T.H. Chow

Master thesis (1)

1 records found

Data, Representation, Models and Analysis: the four horsemen of machine learning for homogeneous catalysis

Master thesis (2025) - T.H. Chow (author) , E.A. Pidko (mentor) , A.V. Kalikadien (mentor)

Bidentate ligand-coordinated transition metal complexes are often used as homogeneous catalysts, as they have the ability to produce enantioselective compounds. These compounds are of high interest in the pharmaceutical and food industries. However, identifying high performing catalysts relies on trial-and-error approaches, which is time-consuming and costly. The use of data-driven predictive models could improve this process significantly by shifting most of the work from experimental work to computational work.

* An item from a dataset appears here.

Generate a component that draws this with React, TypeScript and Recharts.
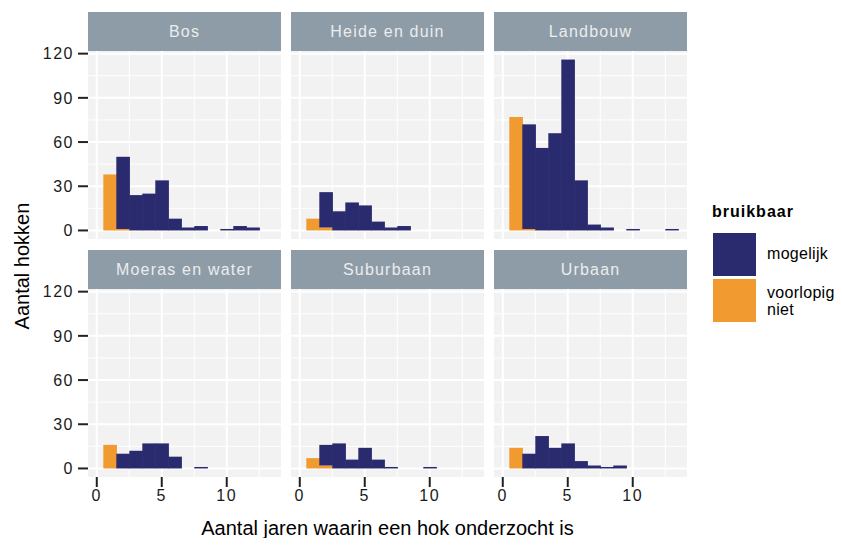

Previous work from the group has attempted to develop such a predictive model using Machine Learning (ML), a representation of a manually generated static structure, and a database generated through High-Throughput Experimentation (HTE). However, these models faced challenges in terms of model performance and consistency between different substrates. This research aims to enhance these models by improving the representations used in ML to achieve more accurate predictions. To bring the representations closer to reality, both dynamic and new static approaches are tested, using conformer ensembles (CEs) generated by CREST. These structures were then used in DFT calculations to obtain accurate properties of these complexes. Additionally, new HTE data, which is closer to the complexes used in the simulation, was incorporated to improve training data for the ML models. The investigated reaction is the hydrogenation of norbornadiene (NBD) using Rh-NBD complexes. The performance of both classification and regression was compared across different representations: a cheap topological connectivity fingerprint (ECFP), semi-empirical DFT representations, and expensive fully DFT-optimized representations. The results conclude that none of the DFT-based representations outperforms the cheap topological fingerprint for this specific reaction. The study also highlights the importance of high-quality data in training the models. Ultimately, while the representation was improved, the much simpler topological method was the most effective for prediction of catalyst performance.